■ **DATASET EXTRACT**:
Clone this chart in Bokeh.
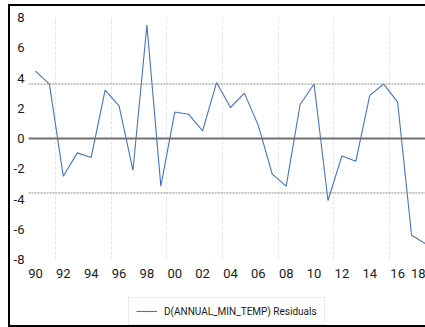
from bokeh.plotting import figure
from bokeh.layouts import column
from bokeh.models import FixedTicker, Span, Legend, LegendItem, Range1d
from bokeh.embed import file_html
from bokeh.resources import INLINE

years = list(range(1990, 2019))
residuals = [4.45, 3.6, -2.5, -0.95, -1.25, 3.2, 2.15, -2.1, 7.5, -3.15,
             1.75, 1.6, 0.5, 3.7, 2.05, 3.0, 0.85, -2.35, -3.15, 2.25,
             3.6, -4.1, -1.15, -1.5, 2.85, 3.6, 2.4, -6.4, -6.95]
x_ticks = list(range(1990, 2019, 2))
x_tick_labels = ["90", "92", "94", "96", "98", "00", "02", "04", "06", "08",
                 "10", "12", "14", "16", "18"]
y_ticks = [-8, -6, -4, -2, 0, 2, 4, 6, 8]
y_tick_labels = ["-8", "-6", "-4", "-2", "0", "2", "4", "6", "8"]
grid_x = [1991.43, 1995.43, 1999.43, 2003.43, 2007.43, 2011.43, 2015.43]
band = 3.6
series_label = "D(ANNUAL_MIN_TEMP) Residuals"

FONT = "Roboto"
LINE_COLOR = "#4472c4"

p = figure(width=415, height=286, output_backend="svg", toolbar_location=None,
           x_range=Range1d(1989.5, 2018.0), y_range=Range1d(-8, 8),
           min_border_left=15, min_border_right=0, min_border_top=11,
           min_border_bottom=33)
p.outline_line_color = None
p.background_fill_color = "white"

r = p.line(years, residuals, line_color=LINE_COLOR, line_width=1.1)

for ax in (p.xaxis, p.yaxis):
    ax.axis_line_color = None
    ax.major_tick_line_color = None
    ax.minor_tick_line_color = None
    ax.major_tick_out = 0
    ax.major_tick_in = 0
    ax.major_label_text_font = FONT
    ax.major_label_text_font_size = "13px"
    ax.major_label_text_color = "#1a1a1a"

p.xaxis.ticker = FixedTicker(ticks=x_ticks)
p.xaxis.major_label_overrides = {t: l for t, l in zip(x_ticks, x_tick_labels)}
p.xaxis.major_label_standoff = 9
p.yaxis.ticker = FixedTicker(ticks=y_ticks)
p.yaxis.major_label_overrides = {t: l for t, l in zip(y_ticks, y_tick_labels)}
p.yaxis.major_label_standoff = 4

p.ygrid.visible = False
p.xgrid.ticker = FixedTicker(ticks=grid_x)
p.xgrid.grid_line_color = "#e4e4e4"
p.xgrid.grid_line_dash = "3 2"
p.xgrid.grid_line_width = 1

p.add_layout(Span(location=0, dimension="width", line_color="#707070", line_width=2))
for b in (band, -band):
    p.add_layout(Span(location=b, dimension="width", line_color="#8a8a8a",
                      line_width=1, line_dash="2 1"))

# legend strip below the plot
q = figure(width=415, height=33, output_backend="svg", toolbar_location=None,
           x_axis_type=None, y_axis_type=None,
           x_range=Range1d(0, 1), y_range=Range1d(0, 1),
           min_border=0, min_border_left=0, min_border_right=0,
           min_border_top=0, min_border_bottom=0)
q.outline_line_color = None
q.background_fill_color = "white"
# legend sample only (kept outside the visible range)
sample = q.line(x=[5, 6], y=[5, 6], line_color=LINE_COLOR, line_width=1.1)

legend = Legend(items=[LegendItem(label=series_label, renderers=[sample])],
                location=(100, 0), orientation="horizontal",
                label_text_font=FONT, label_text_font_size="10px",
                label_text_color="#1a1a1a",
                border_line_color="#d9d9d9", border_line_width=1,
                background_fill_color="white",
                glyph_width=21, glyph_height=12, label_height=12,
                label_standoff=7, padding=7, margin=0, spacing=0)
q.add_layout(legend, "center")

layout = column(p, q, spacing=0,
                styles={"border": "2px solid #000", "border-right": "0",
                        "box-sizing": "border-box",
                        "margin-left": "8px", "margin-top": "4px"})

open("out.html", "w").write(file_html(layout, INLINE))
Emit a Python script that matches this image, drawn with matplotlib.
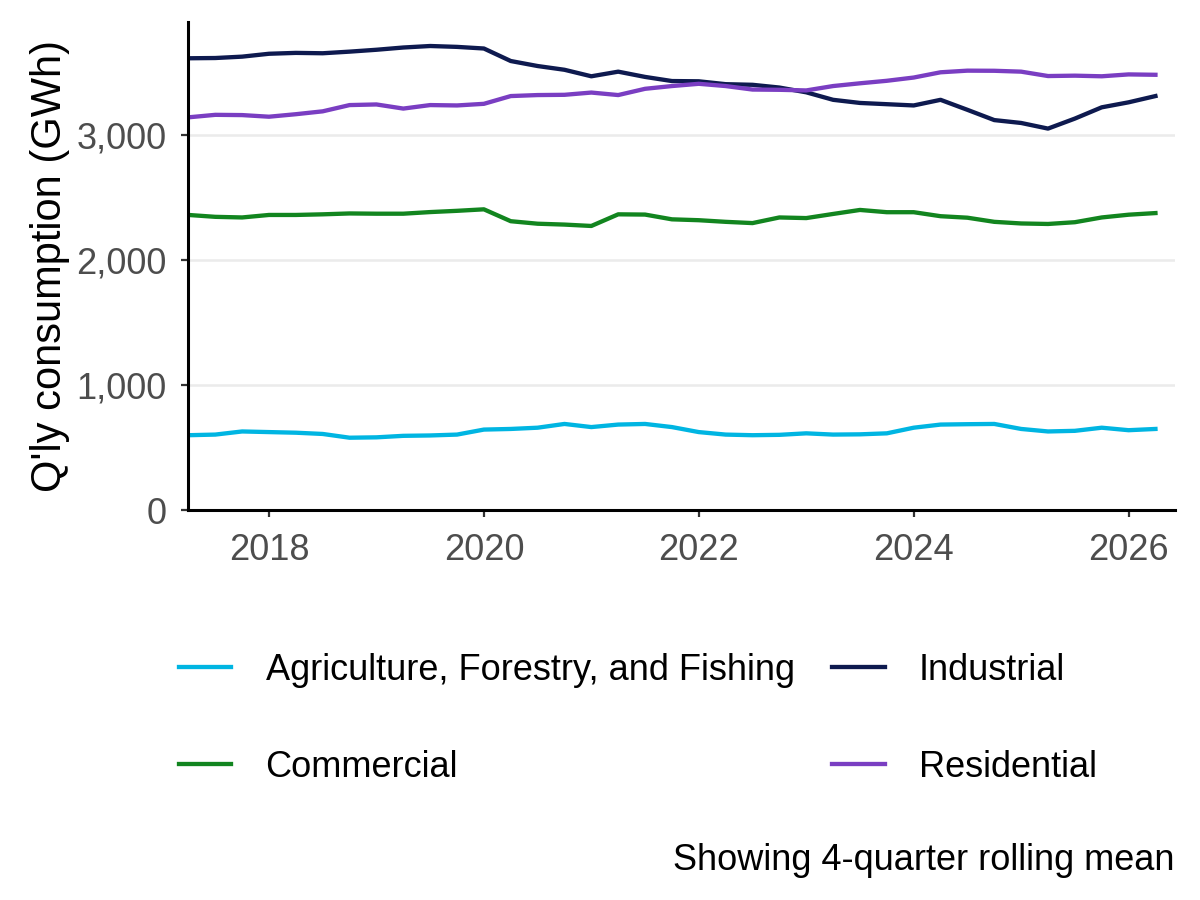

■ **SHORT PROBLEM**: Your task is to repeat the material above exactly, without its pictures.

■ **TASK ANSWER**:
Clone this chart in Bokeh.
from bokeh.plotting import figure
from bokeh.layouts import column
from bokeh.models import FixedTicker, Span, Legend, LegendItem, Range1d
from bokeh.embed import file_html
from bokeh.resources import INLINE

years = list(range(1990, 2019))
residuals = [4.45, 3.6, -2.5, -0.95, -1.25, 3.2, 2.15, -2.1, 7.5, -3.15,
             1.75, 1.6, 0.5, 3.7, 2.05, 3.0, 0.85, -2.35, -3.15, 2.25,
             3.6, -4.1, -1.15, -1.5, 2.85, 3.6, 2.4, -6.4, -6.95]
x_ticks = list(range(1990, 2019, 2))
x_tick_labels = ["90", "92", "94", "96", "98", "00", "02", "04", "06", "08",
                 "10", "12", "14", "16", "18"]
y_ticks = [-8, -6, -4, -2, 0, 2, 4, 6, 8]
y_tick_labels = ["-8", "-6", "-4", "-2", "0", "2", "4", "6", "8"]
grid_x = [1991.43, 1995.43, 1999.43, 2003.43, 2007.43, 2011.43, 2015.43]
band = 3.6
series_label = "D(ANNUAL_MIN_TEMP) Residuals"

FONT = "Roboto"
LINE_COLOR = "#4472c4"

p = figure(width=415, height=286, output_backend="svg", toolbar_location=None,
           x_range=Range1d(1989.5, 2018.0), y_range=Range1d(-8, 8),
           min_border_left=15, min_border_right=0, min_border_top=11,
           min_border_bottom=33)
p.outline_line_color = None
p.background_fill_color = "white"

r = p.line(years, residuals, line_color=LINE_COLOR, line_width=1.1)

for ax in (p.xaxis, p.yaxis):
    ax.axis_line_color = None
    ax.major_tick_line_color = None
    ax.minor_tick_line_color = None
    ax.major_tick_out = 0
    ax.major_tick_in = 0
    ax.major_label_text_font = FONT
    ax.major_label_text_font_size = "13px"
    ax.major_label_text_color = "#1a1a1a"

p.xaxis.ticker = FixedTicker(ticks=x_ticks)
p.xaxis.major_label_overrides = {t: l for t, l in zip(x_ticks, x_tick_labels)}
p.xaxis.major_label_standoff = 9
p.yaxis.ticker = FixedTicker(ticks=y_ticks)
p.yaxis.major_label_overrides = {t: l for t, l in zip(y_ticks, y_tick_labels)}
p.yaxis.major_label_standoff = 4

p.ygrid.visible = False
p.xgrid.ticker = FixedTicker(ticks=grid_x)
p.xgrid.grid_line_color = "#e4e4e4"
p.xgrid.grid_line_dash = "3 2"
p.xgrid.grid_line_width = 1

p.add_layout(Span(location=0, dimension="width", line_color="#707070", line_width=2))
for b in (band, -band):
    p.add_layout(Span(location=b, dimension="width", line_color="#8a8a8a",
                      line_width=1, line_dash="2 1"))

# legend strip below the plot
q = figure(width=415, height=33, output_backend="svg", toolbar_location=None,
           x_axis_type=None, y_axis_type=None,
           x_range=Range1d(0, 1), y_range=Range1d(0, 1),
           min_border=0, min_border_left=0, min_border_right=0,
           min_border_top=0, min_border_bottom=0)
q.outline_line_color = None
q.background_fill_color = "white"
# legend sample only (kept outside the visible range)
sample = q.line(x=[5, 6], y=[5, 6], line_color=LINE_COLOR, line_width=1.1)

legend = Legend(items=[LegendItem(label=series_label, renderers=[sample])],
                location=(100, 0), orientation="horizontal",
                label_text_font=FONT, label_text_font_size="10px",
                label_text_color="#1a1a1a",
                border_line_color="#d9d9d9", border_line_width=1,
                background_fill_color="white",
                glyph_width=21, glyph_height=12, label_height=12,
                label_standoff=7, padding=7, margin=0, spacing=0)
q.add_layout(legend, "center")

layout = column(p, q, spacing=0,
                styles={"border": "2px solid #000", "border-right": "0",
                        "box-sizing": "border-box",
                        "margin-left": "8px", "margin-top": "4px"})

open("out.html", "w").write(file_html(layout, INLINE))
Emit a Python script that matches this image, drawn with matplotlib.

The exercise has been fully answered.